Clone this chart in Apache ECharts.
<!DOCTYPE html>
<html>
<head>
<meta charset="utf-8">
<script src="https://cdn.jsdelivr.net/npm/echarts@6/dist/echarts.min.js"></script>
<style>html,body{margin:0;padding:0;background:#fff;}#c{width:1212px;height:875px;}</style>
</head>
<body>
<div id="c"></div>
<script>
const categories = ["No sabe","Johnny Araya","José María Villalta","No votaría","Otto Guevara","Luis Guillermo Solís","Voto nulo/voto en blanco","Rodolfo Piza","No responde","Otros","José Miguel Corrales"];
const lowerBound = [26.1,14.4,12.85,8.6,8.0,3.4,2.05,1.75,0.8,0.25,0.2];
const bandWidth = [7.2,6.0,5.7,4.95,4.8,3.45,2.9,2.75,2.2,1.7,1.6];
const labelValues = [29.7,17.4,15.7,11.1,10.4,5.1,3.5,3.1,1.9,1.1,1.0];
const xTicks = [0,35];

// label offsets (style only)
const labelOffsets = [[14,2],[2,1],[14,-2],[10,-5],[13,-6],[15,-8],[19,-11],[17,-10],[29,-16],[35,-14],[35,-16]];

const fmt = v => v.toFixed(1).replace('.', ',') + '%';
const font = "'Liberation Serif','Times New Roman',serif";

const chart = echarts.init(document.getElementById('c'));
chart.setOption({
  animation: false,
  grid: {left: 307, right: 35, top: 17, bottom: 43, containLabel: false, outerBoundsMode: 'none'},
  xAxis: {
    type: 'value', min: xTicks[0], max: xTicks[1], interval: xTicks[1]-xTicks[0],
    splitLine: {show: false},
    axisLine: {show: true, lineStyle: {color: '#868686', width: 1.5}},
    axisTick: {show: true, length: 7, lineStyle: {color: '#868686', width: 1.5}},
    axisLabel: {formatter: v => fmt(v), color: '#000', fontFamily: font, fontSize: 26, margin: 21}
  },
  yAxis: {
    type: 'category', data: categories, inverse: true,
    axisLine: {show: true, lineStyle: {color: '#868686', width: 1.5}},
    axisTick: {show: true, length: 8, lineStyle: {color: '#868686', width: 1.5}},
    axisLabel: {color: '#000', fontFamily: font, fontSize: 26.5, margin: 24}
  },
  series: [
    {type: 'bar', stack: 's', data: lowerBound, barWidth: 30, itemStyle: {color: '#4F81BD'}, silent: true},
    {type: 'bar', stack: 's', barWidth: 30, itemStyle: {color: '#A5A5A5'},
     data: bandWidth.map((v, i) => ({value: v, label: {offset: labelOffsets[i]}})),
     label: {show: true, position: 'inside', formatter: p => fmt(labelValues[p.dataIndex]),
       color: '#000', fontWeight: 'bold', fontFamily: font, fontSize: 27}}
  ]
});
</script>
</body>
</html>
______
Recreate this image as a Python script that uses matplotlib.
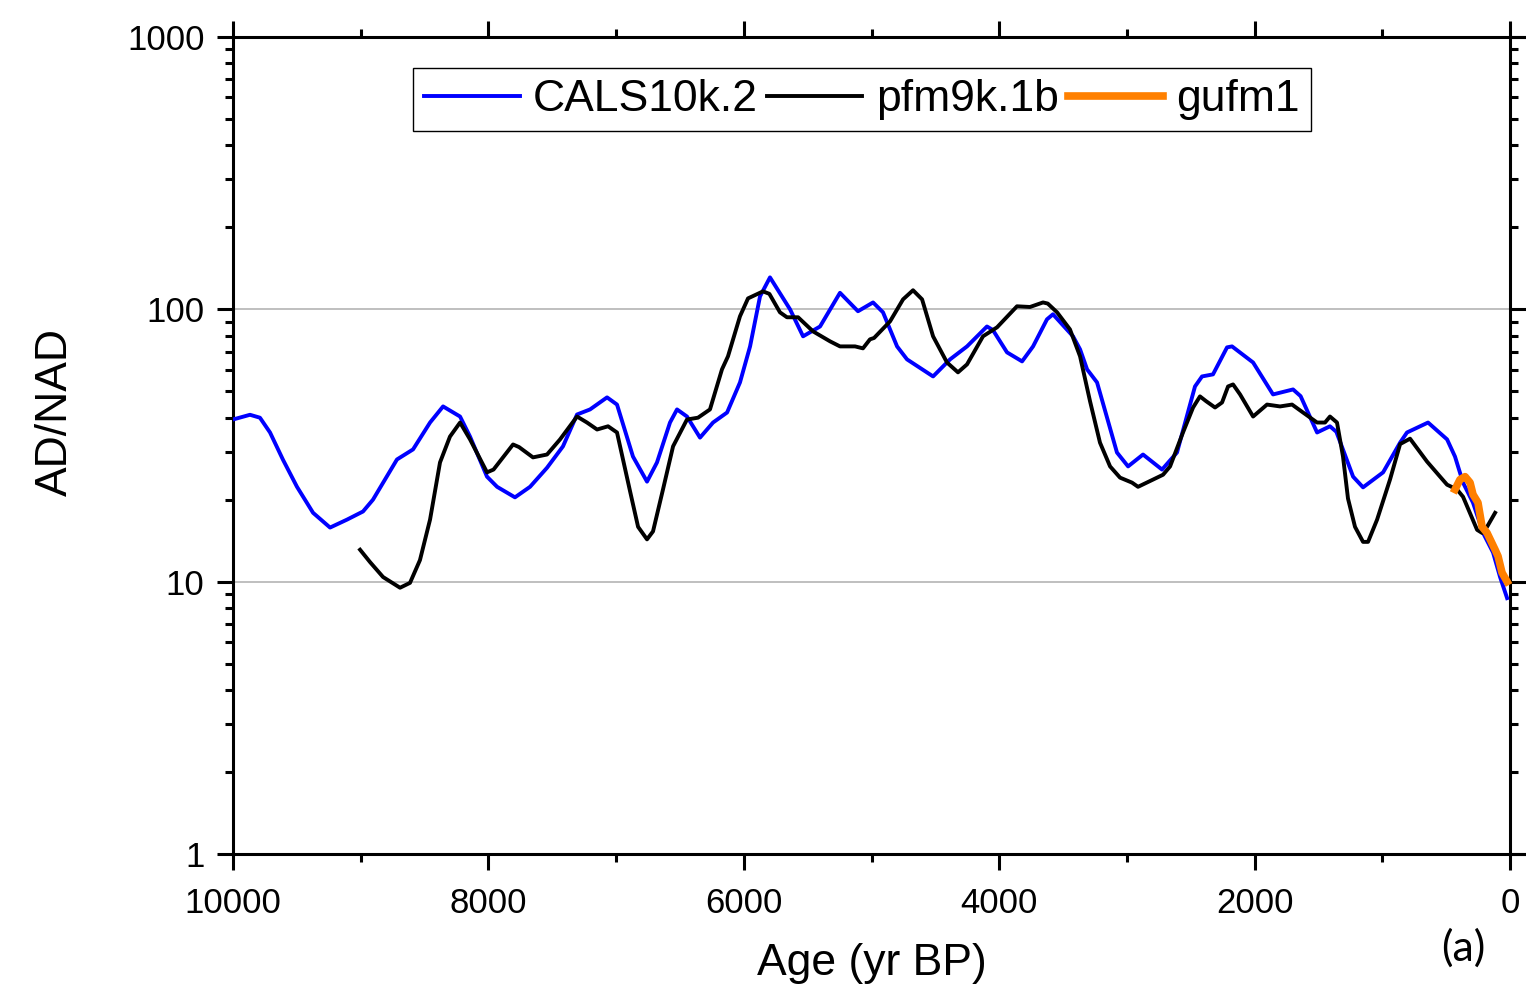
______
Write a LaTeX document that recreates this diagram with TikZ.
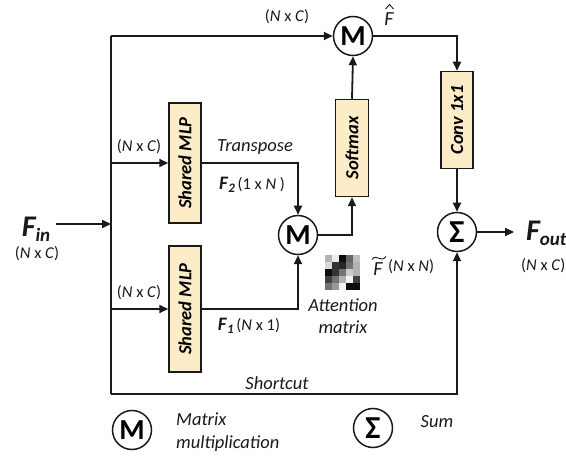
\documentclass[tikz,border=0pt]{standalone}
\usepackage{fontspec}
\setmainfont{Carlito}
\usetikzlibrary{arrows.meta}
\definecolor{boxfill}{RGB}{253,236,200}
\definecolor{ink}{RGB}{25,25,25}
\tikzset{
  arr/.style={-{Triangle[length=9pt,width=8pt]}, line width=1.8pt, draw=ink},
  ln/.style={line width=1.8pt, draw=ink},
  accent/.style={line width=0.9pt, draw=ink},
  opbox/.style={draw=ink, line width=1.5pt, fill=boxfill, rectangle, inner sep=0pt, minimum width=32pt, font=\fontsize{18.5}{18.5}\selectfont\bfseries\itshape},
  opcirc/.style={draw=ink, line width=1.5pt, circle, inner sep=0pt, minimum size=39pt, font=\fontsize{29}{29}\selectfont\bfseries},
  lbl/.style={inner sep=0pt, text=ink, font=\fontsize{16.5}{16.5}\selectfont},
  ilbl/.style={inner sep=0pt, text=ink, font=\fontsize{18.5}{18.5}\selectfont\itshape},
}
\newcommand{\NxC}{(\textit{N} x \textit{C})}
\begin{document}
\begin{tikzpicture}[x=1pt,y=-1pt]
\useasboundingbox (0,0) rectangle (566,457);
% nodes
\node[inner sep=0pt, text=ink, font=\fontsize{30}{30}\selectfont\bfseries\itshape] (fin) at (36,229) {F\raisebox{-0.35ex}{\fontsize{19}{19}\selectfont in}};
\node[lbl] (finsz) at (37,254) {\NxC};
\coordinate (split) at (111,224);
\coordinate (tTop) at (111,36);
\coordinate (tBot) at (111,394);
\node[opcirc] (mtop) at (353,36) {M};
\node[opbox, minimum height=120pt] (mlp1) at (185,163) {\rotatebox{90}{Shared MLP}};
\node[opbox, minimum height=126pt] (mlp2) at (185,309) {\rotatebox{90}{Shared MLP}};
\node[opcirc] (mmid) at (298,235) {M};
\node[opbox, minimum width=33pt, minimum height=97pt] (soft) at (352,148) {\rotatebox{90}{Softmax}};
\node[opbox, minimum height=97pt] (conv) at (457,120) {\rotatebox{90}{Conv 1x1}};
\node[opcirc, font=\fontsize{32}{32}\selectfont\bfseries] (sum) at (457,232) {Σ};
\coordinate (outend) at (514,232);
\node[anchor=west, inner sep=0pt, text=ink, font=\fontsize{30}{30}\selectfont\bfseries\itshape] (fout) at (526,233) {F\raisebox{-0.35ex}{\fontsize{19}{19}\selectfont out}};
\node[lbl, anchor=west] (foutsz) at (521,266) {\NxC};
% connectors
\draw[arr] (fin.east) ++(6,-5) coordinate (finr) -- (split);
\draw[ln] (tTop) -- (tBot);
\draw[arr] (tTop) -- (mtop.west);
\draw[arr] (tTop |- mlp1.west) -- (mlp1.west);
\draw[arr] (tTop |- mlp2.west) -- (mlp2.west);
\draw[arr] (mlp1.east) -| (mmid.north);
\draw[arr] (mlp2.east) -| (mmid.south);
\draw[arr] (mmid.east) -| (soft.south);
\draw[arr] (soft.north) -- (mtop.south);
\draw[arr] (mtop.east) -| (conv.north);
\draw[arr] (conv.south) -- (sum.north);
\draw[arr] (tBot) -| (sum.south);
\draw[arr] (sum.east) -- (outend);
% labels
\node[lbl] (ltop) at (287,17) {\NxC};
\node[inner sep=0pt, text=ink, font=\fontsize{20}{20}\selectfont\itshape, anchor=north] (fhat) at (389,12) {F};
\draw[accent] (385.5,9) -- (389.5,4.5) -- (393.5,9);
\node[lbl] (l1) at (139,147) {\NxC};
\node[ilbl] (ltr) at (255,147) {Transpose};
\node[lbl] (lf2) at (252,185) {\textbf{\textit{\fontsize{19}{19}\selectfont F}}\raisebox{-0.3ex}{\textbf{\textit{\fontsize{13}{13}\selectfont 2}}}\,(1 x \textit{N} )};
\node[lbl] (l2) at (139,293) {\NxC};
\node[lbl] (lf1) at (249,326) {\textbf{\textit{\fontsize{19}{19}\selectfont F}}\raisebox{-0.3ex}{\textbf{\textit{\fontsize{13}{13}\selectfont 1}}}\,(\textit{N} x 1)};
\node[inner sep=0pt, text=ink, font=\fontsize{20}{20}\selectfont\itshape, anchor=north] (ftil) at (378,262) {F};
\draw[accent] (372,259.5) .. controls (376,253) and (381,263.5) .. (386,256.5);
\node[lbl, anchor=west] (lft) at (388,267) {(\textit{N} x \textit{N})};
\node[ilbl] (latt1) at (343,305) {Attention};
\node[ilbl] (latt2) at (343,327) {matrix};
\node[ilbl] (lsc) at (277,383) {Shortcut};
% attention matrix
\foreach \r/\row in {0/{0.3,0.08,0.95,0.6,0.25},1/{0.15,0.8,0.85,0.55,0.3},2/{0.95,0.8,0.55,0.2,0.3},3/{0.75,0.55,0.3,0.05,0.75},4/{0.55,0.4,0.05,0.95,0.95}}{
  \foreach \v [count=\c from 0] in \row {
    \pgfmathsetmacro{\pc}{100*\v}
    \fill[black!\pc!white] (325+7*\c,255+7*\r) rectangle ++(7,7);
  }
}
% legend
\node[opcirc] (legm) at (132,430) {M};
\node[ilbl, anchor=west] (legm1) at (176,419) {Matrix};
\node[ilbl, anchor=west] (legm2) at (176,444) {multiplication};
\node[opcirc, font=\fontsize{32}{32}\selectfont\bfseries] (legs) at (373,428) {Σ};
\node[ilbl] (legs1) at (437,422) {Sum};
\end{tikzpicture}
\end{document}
______
Look above for lines with the word "that" and copy them all.

Recreate this image as a Python script that uses matplotlib.
Write a LaTeX document that recreates this diagram with TikZ.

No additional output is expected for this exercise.